What you need to do
Only the lines from the one containing "Generate a Python" through the one containing "plt.rcParams['font.family'] = ['Liberation" are to be copied, exactly and with both ends kept.

Rows
______
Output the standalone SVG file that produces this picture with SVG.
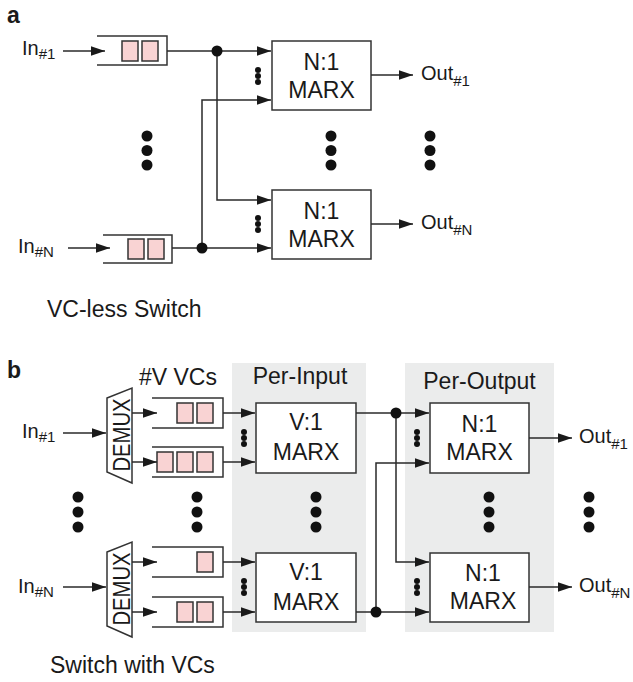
______
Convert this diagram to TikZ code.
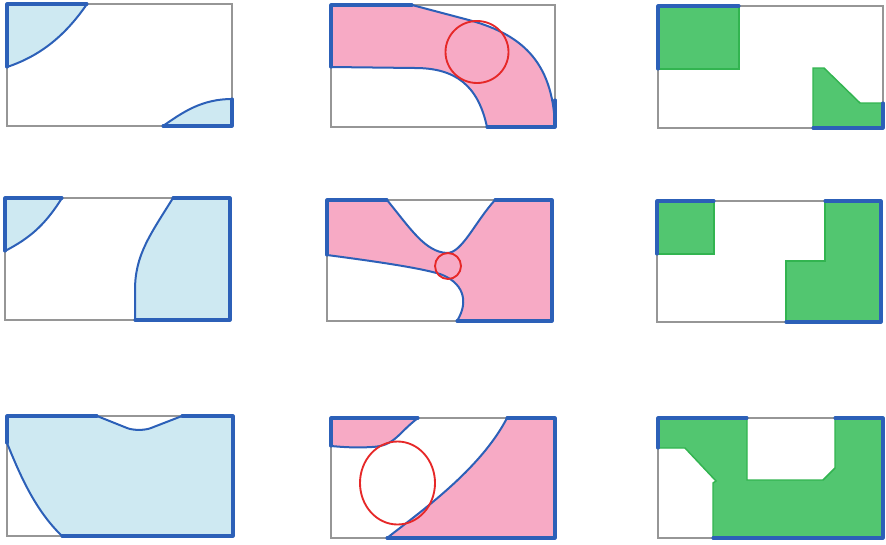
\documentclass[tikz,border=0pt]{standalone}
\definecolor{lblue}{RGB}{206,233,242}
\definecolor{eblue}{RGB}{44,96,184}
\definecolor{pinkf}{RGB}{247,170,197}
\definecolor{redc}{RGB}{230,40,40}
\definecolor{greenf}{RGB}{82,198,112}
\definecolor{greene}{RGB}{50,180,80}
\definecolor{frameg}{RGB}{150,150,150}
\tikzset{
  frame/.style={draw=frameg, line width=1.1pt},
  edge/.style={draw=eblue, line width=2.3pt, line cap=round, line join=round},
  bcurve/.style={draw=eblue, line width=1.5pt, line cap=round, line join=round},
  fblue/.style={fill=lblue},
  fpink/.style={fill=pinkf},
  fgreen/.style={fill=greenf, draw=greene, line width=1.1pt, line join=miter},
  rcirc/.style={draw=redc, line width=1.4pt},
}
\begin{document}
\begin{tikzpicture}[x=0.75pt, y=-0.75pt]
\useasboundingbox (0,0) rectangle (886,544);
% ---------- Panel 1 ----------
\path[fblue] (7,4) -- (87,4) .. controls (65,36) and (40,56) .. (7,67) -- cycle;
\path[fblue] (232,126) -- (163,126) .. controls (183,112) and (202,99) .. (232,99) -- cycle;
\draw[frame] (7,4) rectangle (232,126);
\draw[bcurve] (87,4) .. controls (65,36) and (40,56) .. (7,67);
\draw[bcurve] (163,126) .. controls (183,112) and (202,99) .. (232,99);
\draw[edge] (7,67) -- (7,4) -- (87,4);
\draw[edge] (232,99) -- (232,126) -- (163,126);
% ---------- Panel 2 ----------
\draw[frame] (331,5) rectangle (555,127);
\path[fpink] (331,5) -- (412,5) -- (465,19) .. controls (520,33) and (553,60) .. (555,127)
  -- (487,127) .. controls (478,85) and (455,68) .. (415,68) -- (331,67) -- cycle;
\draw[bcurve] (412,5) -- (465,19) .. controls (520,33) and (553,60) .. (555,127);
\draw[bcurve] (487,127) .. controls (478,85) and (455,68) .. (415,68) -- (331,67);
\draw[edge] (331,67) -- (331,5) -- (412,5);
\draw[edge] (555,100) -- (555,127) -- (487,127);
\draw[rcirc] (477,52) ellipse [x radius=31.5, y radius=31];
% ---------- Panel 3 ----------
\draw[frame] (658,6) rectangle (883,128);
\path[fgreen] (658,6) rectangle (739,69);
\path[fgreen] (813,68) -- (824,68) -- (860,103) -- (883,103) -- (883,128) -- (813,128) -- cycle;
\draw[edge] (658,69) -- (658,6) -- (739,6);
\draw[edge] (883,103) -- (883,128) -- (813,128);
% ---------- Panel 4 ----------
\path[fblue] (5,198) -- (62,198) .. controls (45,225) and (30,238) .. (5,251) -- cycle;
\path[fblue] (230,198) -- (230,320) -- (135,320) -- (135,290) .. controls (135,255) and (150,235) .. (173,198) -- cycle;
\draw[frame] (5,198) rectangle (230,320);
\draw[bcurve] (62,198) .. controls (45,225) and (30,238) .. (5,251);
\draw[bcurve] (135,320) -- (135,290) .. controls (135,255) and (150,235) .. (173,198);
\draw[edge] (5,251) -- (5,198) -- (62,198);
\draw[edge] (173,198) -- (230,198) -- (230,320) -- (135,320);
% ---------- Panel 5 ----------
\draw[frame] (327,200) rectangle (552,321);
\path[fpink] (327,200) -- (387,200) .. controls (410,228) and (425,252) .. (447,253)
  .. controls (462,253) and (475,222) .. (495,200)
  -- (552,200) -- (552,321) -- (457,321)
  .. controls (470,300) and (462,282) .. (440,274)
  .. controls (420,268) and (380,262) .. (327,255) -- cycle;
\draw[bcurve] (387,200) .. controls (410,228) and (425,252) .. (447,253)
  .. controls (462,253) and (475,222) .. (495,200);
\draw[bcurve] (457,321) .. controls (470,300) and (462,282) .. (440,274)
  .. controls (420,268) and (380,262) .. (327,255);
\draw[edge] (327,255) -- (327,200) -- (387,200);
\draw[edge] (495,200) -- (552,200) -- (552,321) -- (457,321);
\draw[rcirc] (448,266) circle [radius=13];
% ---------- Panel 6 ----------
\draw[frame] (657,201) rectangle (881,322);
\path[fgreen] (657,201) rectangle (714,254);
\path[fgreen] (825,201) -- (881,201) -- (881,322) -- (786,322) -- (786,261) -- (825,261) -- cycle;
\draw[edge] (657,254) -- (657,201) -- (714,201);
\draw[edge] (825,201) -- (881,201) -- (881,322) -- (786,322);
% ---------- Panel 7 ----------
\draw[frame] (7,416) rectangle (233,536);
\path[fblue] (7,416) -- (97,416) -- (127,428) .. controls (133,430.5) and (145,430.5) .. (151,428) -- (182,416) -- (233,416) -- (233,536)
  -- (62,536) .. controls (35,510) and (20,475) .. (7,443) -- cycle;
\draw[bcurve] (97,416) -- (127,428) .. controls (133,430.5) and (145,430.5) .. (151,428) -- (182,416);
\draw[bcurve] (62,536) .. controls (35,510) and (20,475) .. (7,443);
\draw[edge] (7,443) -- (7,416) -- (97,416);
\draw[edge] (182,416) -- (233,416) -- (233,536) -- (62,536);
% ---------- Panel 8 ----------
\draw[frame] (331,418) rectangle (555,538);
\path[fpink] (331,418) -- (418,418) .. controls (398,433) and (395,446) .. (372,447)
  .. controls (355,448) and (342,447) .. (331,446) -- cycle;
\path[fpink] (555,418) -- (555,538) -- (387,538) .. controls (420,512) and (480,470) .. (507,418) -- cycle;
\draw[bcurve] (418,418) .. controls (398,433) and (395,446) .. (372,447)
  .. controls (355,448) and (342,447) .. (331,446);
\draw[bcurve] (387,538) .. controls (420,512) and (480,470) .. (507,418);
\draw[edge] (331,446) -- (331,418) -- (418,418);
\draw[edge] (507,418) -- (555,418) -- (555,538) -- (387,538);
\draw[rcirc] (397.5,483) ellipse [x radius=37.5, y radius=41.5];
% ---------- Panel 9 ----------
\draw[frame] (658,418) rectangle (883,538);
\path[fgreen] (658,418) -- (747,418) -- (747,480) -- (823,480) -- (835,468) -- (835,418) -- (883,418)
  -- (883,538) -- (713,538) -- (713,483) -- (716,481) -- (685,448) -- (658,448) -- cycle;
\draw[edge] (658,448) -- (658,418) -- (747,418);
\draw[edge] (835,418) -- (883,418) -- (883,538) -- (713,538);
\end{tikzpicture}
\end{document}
______
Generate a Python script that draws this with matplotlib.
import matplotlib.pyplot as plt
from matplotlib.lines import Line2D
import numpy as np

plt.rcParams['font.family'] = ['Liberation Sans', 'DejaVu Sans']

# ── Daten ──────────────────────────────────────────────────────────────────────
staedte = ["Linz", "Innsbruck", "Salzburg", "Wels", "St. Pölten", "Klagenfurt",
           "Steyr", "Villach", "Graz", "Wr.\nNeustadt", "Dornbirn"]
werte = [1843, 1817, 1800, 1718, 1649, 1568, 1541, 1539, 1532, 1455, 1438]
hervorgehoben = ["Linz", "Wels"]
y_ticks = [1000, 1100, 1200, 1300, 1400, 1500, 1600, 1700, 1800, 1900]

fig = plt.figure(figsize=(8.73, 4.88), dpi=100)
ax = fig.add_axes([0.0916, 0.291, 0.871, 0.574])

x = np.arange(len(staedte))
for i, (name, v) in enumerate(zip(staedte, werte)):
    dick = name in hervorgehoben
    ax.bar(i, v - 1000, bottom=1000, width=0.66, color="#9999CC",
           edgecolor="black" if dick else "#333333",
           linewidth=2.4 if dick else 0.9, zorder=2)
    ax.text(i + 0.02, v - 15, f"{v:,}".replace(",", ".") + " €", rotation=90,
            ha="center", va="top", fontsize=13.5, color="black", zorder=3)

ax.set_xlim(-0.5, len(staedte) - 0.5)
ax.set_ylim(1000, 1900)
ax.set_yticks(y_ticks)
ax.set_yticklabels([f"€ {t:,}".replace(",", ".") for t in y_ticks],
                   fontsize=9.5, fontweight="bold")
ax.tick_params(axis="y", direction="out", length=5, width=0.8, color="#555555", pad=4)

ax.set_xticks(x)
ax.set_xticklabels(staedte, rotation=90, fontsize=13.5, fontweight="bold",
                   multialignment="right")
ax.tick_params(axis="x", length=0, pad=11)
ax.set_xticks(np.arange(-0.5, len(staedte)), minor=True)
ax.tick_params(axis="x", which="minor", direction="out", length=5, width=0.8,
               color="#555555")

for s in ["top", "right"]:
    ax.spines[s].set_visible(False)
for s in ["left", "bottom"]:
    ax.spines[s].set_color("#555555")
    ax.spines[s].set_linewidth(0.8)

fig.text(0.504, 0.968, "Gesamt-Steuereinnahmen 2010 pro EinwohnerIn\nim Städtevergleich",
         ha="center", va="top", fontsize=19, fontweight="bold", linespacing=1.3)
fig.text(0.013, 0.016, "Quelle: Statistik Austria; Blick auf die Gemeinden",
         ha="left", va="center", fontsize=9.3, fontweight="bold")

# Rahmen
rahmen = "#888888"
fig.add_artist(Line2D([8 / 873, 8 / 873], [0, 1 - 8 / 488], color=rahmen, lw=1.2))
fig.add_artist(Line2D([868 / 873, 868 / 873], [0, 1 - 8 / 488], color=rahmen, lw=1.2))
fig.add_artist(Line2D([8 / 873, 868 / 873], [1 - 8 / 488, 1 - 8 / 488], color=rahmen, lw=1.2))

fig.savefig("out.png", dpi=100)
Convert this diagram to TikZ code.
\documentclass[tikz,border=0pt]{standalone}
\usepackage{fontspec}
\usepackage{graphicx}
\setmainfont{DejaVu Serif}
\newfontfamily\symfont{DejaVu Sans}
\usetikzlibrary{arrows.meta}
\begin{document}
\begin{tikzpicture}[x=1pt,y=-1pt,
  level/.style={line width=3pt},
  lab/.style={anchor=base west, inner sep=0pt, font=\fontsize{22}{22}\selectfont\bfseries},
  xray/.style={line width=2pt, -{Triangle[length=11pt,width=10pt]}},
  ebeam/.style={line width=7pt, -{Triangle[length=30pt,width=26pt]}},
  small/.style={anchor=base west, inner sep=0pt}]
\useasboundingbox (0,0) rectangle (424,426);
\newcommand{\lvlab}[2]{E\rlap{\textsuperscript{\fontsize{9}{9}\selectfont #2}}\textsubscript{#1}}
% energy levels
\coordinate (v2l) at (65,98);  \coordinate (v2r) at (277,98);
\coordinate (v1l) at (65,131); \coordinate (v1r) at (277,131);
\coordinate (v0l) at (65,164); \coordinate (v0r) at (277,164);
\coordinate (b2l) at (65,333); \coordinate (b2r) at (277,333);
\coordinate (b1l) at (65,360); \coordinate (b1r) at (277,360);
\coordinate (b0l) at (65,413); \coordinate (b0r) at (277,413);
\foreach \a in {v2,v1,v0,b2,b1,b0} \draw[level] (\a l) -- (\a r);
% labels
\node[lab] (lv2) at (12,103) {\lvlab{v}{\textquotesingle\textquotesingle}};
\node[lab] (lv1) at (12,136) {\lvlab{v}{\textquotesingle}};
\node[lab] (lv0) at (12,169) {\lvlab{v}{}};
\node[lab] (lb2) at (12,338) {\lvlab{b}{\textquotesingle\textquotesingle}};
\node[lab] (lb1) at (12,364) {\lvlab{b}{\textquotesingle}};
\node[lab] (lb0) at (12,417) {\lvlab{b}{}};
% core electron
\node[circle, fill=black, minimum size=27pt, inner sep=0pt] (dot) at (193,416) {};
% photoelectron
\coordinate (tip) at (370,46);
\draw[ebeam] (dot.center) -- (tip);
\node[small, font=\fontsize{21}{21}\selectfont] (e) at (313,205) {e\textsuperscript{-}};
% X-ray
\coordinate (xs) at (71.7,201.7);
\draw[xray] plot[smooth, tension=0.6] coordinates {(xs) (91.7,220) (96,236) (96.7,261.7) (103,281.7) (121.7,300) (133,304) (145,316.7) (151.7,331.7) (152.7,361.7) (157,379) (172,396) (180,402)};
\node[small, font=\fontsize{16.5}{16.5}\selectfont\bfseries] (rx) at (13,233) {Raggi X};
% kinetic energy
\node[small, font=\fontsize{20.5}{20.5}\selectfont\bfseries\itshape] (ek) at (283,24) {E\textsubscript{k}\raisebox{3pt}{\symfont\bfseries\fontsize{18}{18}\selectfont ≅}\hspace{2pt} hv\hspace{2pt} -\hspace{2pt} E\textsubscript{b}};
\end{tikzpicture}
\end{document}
______
Exercise output
Generate a Python script that draws this with matplotlib.
import matplotlib.pyplot as plt
from matplotlib.lines import Line2D
import numpy as np

plt.rcParams['font.family'] = ['Liberation Sans', 'DejaVu Sans']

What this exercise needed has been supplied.